Concepedia

TLDR

Augmented reality technology is mature for creating learning experiences in K‑12 educational settings. The study reviews AR applications for K‑12 and conducts a qualitative analysis to inform future AR learning experience design. The authors qualitatively analyzed design aspects of AR learning experiences, including display hardware, software libraries, content authoring solutions, and evaluation techniques. The review identified 87 AR learning experience studies, with 43 user studies and 7 effect sizes, showing a mean moderate effect size of 0.56; AR offers real‑world annotation, contextual visualization, and vision‑haptic visualization, supported by multimedia, experiential, and animate vision theories.

Abstract

Augmented reality (AR) technology is mature for creating learning experiences for K-12 (pre-school, grade school, and high school) educational settings.
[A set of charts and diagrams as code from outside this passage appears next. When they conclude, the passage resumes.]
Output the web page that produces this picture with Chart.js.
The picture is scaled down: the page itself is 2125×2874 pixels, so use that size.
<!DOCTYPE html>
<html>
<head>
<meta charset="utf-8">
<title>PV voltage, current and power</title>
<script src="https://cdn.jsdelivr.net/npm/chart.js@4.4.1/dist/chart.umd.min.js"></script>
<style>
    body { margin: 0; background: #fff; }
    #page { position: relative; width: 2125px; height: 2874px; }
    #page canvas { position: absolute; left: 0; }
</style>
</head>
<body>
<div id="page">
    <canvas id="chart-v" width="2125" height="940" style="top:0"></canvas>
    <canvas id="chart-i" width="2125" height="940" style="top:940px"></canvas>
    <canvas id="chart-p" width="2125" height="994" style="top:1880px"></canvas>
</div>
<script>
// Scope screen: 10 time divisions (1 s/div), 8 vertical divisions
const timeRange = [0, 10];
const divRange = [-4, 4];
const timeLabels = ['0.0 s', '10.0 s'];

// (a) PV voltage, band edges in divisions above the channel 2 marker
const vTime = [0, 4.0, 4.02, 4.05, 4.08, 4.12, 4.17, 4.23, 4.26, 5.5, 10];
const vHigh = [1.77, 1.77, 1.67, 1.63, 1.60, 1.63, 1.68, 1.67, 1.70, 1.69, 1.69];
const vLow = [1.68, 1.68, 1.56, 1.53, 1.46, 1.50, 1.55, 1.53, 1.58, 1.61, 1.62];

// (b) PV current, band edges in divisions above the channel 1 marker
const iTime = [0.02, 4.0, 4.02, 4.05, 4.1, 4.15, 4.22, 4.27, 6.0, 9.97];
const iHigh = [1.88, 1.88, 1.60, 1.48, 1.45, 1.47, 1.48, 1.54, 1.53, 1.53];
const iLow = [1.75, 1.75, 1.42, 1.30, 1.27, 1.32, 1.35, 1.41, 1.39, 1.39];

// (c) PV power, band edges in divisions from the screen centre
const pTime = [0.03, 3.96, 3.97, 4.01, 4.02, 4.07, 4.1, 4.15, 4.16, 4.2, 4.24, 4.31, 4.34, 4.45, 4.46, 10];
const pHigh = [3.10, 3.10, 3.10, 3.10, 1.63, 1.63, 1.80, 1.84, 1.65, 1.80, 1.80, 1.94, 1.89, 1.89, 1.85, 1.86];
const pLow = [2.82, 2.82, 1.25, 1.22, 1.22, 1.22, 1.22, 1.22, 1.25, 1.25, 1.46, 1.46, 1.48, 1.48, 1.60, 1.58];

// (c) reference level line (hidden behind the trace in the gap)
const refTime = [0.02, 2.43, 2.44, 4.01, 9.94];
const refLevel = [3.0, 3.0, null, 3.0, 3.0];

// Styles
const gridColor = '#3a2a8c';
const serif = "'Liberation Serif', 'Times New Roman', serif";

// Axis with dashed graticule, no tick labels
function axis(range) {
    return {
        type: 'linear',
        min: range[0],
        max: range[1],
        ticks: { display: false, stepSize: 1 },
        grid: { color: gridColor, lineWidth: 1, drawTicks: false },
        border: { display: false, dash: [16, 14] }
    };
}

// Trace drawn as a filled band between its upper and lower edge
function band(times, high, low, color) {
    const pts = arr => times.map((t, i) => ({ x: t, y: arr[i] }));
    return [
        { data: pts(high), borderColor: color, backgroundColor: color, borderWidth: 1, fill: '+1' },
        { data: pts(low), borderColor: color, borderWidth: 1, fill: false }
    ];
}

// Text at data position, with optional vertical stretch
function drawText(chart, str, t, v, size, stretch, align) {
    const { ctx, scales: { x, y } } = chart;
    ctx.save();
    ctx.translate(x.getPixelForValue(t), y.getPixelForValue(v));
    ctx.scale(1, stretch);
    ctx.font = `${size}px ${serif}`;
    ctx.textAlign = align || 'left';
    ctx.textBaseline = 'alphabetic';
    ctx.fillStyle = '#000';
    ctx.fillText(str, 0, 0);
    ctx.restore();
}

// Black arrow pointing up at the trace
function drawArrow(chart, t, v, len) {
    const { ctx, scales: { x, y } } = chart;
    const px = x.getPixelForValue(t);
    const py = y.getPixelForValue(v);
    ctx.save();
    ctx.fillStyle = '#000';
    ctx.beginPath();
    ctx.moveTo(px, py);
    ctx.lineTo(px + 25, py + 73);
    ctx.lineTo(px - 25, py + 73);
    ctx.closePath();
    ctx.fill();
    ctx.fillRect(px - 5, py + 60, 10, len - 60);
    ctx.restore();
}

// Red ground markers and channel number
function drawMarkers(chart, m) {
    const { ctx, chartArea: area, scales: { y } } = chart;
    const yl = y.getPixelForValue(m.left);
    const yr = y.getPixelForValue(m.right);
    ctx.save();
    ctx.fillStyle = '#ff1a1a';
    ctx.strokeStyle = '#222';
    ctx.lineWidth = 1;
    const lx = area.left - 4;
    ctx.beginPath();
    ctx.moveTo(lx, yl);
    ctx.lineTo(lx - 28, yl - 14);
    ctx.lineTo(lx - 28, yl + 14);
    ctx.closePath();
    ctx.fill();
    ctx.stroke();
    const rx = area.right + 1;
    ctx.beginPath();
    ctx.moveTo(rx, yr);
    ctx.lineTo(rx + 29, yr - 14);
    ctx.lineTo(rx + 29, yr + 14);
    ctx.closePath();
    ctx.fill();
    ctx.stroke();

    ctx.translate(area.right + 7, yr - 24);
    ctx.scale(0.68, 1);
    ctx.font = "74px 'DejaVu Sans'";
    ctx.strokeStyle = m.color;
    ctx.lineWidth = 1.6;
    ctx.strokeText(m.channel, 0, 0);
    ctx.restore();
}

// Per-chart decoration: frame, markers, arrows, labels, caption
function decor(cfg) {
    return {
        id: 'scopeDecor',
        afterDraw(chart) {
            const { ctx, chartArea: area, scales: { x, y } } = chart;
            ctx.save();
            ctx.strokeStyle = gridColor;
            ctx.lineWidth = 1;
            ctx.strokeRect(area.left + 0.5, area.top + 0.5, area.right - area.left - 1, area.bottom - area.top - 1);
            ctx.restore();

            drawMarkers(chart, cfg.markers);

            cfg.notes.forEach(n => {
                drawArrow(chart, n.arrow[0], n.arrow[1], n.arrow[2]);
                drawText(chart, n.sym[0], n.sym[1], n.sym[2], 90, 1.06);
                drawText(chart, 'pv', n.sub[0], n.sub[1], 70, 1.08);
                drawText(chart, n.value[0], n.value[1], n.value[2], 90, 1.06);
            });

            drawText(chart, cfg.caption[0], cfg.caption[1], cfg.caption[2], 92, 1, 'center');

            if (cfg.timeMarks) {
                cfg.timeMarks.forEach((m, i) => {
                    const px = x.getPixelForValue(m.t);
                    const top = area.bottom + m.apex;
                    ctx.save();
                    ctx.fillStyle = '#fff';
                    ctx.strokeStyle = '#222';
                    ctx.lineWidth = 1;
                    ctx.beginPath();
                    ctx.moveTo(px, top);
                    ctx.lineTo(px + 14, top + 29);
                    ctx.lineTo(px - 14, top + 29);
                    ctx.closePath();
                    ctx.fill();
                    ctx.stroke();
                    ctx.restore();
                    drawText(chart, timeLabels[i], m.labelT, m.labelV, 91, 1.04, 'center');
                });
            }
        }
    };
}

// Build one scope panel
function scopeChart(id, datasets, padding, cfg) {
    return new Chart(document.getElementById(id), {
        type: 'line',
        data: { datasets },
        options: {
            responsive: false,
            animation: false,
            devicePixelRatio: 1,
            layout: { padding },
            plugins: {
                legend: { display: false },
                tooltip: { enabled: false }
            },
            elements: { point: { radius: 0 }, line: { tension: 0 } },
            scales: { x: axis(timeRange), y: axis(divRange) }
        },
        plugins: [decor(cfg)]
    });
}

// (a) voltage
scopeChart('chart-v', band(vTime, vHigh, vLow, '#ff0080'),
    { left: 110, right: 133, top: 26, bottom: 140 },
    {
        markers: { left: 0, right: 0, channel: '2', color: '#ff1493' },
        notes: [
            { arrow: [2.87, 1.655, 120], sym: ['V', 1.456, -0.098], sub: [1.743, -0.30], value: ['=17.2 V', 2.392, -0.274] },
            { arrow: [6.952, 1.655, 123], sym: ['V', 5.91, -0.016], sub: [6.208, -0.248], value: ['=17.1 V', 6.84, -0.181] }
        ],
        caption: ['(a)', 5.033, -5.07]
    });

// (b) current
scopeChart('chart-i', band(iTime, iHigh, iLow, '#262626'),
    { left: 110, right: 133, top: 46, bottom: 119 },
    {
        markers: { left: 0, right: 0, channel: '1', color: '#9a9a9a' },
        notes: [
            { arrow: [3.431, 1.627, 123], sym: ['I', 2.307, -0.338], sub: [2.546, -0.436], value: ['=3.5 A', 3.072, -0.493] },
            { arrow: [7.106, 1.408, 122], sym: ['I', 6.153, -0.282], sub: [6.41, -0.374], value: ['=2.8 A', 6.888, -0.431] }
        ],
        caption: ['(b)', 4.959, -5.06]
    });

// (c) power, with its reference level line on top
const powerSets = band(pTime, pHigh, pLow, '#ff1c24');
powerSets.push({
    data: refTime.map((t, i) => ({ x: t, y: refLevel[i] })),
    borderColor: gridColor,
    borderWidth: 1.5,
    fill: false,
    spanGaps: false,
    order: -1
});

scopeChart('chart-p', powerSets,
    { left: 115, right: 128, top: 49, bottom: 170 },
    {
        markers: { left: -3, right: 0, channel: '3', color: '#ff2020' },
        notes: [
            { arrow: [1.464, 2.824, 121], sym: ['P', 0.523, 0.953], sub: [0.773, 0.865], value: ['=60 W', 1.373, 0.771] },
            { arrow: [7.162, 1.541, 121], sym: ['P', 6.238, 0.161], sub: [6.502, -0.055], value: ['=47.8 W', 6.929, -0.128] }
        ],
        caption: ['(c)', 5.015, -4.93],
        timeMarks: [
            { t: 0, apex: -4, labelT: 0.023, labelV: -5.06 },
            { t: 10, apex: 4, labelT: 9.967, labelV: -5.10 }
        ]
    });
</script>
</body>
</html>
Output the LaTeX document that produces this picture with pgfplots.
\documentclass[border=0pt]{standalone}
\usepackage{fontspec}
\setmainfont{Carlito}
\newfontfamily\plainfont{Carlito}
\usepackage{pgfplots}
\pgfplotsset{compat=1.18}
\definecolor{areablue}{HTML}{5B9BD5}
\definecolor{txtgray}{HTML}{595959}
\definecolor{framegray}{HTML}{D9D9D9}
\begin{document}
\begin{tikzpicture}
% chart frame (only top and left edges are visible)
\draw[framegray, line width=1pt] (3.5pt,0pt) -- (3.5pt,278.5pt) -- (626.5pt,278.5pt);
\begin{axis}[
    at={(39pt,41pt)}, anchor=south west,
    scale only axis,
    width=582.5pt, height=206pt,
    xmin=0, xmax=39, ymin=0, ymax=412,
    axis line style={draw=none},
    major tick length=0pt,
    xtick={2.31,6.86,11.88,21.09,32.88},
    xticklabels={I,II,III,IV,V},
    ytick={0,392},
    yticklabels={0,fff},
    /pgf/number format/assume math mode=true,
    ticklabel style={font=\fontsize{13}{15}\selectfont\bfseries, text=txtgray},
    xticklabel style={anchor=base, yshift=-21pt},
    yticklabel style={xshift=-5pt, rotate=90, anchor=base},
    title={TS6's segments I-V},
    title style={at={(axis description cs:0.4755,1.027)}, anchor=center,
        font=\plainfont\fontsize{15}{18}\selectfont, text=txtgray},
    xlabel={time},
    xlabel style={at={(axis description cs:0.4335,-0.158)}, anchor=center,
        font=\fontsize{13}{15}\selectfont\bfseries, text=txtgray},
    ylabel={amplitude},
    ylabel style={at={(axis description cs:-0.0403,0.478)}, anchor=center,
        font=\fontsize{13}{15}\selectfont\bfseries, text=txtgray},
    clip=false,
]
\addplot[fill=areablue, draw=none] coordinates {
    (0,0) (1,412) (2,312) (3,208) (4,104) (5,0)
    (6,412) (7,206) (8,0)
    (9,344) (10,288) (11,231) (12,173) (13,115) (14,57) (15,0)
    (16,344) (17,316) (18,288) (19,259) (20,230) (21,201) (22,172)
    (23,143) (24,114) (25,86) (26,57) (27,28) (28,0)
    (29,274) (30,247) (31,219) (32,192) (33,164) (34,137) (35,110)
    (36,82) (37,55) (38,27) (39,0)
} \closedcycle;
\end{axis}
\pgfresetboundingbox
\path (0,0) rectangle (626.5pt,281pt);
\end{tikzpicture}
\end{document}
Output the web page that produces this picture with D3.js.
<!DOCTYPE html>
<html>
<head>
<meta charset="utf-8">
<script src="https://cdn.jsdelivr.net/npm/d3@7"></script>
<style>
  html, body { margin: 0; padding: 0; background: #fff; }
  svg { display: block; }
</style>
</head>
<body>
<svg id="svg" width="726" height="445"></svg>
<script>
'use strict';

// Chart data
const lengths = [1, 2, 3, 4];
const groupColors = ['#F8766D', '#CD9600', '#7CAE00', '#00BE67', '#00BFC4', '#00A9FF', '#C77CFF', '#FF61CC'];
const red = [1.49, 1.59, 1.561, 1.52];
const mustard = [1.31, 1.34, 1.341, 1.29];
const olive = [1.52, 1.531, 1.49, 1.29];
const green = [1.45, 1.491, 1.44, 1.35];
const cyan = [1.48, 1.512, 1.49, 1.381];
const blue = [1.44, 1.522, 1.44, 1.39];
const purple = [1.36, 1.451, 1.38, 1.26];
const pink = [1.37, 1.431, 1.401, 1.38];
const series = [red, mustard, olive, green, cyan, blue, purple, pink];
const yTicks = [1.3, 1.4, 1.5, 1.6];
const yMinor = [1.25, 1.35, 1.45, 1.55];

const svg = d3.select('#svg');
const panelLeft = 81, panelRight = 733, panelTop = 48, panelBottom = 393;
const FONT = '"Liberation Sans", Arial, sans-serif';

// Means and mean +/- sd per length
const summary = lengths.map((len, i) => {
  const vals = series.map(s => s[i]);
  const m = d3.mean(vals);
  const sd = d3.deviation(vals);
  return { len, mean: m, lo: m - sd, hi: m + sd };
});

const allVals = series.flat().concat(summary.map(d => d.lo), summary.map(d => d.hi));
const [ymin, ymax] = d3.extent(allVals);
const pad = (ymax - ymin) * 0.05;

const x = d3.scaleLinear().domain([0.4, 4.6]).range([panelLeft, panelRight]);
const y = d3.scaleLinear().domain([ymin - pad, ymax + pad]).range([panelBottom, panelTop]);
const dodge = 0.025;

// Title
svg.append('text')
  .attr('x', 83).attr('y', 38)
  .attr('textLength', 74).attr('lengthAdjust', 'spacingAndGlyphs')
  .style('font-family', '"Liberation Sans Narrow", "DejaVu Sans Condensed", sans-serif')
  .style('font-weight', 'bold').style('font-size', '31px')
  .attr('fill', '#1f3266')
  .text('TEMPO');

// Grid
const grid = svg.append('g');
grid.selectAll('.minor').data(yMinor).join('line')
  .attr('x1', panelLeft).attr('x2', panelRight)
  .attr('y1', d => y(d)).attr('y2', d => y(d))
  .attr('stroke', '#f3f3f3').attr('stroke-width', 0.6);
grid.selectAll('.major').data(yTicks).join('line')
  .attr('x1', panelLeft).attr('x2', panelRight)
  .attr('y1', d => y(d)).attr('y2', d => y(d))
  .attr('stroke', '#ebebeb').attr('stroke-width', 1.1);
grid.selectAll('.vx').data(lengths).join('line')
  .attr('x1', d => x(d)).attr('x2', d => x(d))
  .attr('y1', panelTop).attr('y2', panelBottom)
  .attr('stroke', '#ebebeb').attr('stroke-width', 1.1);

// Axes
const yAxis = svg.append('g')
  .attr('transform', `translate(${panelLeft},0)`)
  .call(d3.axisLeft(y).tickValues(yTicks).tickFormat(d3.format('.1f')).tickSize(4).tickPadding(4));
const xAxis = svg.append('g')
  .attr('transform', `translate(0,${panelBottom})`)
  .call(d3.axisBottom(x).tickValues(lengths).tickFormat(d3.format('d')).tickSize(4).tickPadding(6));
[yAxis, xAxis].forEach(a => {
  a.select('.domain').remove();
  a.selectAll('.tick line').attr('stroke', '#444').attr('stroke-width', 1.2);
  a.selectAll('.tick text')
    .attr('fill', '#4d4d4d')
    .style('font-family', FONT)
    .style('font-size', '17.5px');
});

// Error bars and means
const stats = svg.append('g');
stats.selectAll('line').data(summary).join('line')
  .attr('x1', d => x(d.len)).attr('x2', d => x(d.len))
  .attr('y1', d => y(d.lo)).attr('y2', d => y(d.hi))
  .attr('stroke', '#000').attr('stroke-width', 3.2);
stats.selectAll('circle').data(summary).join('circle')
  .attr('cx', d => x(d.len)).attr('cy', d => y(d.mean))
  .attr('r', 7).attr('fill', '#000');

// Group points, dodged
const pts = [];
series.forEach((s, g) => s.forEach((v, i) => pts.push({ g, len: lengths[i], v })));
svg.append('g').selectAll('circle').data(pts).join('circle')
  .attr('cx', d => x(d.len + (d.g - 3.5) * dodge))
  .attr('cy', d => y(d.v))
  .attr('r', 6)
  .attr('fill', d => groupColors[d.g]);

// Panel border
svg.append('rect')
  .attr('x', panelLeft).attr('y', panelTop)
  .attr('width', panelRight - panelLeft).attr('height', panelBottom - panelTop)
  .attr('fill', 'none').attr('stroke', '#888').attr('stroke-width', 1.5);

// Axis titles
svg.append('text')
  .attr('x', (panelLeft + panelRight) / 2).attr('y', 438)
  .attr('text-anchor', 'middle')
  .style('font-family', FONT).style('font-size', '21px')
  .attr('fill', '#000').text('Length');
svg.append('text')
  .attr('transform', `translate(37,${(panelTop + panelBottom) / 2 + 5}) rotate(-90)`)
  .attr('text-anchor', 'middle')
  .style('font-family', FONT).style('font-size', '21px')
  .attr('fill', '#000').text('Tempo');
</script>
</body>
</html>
We reviewed the applications intended to complement traditional curriculum materials for K-12. We found 87 research articles on augmented reality learning experiences (ARLEs) in the IEEE Xplore Digital Library and other learning technology publications. Forty-three of these articles conducted user studies, and seven allowed the computation of an effect size to the performance of students in a test. In our meta-analysis, research show that ARLEs achieved a widely variable effect on student performance from a small negative effect to a large effect, with a mean effect size of 0.56 or moderate effect. To complement this finding, we performed a qualitative analysis on the design aspects for ARLEs: display hardware, software libraries, content authoring solutions, and evaluation techniques. We explain that AR incur three inherent advantages: real world annotation, contextual visualization, and vision-haptic visualization. We illustrate these advantages through the exemplifying prototypes, and ground these advantages to multimedia learning theory, experiential learning theory, and animate vision theory. Insights from this review are aimed to inform the design of future ARLEs.